**Exercise description**. Repeat the listing below word for word, stopping after the line that contains "['0', '0.2', '0.4', '0.6', '0.8', '1', '1.2', '1.4'];".

**Collected data**.

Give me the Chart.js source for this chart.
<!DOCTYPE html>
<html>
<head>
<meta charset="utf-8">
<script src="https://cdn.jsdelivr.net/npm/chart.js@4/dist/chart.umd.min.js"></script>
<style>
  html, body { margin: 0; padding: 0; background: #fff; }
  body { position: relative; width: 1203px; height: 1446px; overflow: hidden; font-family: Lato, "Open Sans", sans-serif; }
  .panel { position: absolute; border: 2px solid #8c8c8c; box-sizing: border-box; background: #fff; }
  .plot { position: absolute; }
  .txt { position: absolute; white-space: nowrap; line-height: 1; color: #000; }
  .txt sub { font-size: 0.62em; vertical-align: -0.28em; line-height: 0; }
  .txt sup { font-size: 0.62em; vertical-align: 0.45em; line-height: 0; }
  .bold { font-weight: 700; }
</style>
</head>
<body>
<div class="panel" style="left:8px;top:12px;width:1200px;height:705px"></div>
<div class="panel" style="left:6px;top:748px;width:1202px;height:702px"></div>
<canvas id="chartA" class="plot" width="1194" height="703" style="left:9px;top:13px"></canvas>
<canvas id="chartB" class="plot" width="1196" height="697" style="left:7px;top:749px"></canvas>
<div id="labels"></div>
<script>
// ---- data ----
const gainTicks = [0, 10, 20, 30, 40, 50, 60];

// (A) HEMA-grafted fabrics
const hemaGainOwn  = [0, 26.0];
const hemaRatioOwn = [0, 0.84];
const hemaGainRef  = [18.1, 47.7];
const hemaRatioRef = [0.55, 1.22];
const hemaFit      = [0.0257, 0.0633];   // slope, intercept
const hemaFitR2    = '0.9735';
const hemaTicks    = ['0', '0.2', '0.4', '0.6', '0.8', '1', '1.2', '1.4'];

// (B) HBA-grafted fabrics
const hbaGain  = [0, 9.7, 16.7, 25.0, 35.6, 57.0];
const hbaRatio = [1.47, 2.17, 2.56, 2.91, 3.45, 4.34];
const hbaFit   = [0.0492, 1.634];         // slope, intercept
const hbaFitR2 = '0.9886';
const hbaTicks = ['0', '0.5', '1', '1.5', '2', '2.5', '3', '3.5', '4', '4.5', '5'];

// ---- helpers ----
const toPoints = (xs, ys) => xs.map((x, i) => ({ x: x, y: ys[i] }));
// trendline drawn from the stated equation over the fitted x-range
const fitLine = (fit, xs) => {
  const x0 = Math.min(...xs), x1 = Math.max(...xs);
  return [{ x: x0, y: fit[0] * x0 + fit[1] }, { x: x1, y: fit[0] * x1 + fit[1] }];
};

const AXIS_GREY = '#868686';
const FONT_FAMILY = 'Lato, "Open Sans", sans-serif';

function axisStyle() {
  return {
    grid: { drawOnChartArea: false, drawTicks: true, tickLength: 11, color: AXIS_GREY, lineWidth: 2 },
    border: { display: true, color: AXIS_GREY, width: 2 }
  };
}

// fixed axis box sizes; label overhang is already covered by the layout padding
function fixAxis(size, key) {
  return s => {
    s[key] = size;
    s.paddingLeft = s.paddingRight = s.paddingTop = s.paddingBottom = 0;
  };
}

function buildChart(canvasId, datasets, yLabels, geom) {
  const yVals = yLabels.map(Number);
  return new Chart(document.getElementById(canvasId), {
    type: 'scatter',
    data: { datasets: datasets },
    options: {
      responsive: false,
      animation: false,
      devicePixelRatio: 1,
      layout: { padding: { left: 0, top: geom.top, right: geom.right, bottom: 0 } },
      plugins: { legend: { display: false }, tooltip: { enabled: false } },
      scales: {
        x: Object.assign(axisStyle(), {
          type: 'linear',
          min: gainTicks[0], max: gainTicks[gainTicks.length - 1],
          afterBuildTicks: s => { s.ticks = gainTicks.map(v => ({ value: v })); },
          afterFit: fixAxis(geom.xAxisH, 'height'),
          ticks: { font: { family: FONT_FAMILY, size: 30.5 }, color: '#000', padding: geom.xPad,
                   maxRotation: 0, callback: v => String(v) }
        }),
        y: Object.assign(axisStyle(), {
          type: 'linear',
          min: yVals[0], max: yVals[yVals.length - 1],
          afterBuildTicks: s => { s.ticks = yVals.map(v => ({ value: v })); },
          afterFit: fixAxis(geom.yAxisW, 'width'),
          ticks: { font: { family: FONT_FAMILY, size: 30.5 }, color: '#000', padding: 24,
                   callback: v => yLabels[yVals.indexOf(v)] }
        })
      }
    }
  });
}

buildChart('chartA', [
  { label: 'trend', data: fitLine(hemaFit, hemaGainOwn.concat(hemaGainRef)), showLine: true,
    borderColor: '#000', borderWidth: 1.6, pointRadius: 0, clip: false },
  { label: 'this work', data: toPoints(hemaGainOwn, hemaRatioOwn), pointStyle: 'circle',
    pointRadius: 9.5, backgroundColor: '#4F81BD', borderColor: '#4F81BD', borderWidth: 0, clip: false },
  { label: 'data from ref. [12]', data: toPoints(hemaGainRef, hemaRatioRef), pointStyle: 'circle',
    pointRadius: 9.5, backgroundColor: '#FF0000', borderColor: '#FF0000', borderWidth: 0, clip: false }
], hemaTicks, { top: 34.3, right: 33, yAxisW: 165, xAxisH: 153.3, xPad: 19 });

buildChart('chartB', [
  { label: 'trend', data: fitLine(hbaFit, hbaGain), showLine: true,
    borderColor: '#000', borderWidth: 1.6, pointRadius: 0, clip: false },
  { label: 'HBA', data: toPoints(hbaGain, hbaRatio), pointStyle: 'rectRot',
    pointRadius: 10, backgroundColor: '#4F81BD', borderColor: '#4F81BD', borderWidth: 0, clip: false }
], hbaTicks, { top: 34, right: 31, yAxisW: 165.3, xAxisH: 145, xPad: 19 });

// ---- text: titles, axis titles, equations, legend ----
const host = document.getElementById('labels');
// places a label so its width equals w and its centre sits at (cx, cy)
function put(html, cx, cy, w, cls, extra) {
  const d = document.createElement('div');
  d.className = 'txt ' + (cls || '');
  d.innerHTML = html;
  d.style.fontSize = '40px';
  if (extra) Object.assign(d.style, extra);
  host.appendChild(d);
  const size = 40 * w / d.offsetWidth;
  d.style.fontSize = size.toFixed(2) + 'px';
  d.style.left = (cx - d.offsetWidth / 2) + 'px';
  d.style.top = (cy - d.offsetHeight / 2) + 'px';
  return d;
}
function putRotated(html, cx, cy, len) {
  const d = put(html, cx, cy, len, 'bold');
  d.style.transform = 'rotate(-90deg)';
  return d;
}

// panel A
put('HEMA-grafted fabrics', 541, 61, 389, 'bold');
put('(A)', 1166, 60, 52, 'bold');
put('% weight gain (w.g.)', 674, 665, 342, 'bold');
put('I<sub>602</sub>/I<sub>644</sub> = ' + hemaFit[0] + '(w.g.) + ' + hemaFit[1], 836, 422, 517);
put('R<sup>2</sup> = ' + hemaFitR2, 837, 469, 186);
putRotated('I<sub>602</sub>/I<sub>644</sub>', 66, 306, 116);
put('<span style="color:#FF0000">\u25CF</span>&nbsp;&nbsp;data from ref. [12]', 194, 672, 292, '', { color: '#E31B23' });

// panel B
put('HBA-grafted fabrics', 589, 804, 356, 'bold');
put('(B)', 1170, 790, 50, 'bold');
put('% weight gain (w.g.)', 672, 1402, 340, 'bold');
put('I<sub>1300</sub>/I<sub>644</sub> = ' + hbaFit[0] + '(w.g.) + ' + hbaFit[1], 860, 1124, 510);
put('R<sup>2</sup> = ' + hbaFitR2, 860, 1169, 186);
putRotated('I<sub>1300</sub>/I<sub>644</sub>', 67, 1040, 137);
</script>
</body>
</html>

**Task response**.
Give me the Chart.js source for this chart.
<!DOCTYPE html>
<html>
<head>
<meta charset="utf-8">
<script src="https://cdn.jsdelivr.net/npm/chart.js@4/dist/chart.umd.min.js"></script>
<style>
  html, body { margin: 0; padding: 0; background: #fff; }
  body { position: relative; width: 1203px; height: 1446px; overflow: hidden; font-family: Lato, "Open Sans", sans-serif; }
  .panel { position: absolute; border: 2px solid #8c8c8c; box-sizing: border-box; background: #fff; }
  .plot { position: absolute; }
  .txt { position: absolute; white-space: nowrap; line-height: 1; color: #000; }
  .txt sub { font-size: 0.62em; vertical-align: -0.28em; line-height: 0; }
  .txt sup { font-size: 0.62em; vertical-align: 0.45em; line-height: 0; }
  .bold { font-weight: 700; }
</style>
</head>
<body>
<div class="panel" style="left:8px;top:12px;width:1200px;height:705px"></div>
<div class="panel" style="left:6px;top:748px;width:1202px;height:702px"></div>
<canvas id="chartA" class="plot" width="1194" height="703" style="left:9px;top:13px"></canvas>
<canvas id="chartB" class="plot" width="1196" height="697" style="left:7px;top:749px"></canvas>
<div id="labels"></div>
<script>
// ---- data ----
const gainTicks = [0, 10, 20, 30, 40, 50, 60];

// (A) HEMA-grafted fabrics
const hemaGainOwn  = [0, 26.0];
const hemaRatioOwn = [0, 0.84];
const hemaGainRef  = [18.1, 47.7];
const hemaRatioRef = [0.55, 1.22];
const hemaFit      = [0.0257, 0.0633];   // slope, intercept
const hemaFitR2    = '0.9735';
const hemaTicks    = ['0', '0.2', '0.4', '0.6', '0.8', '1', '1.2', '1.4'];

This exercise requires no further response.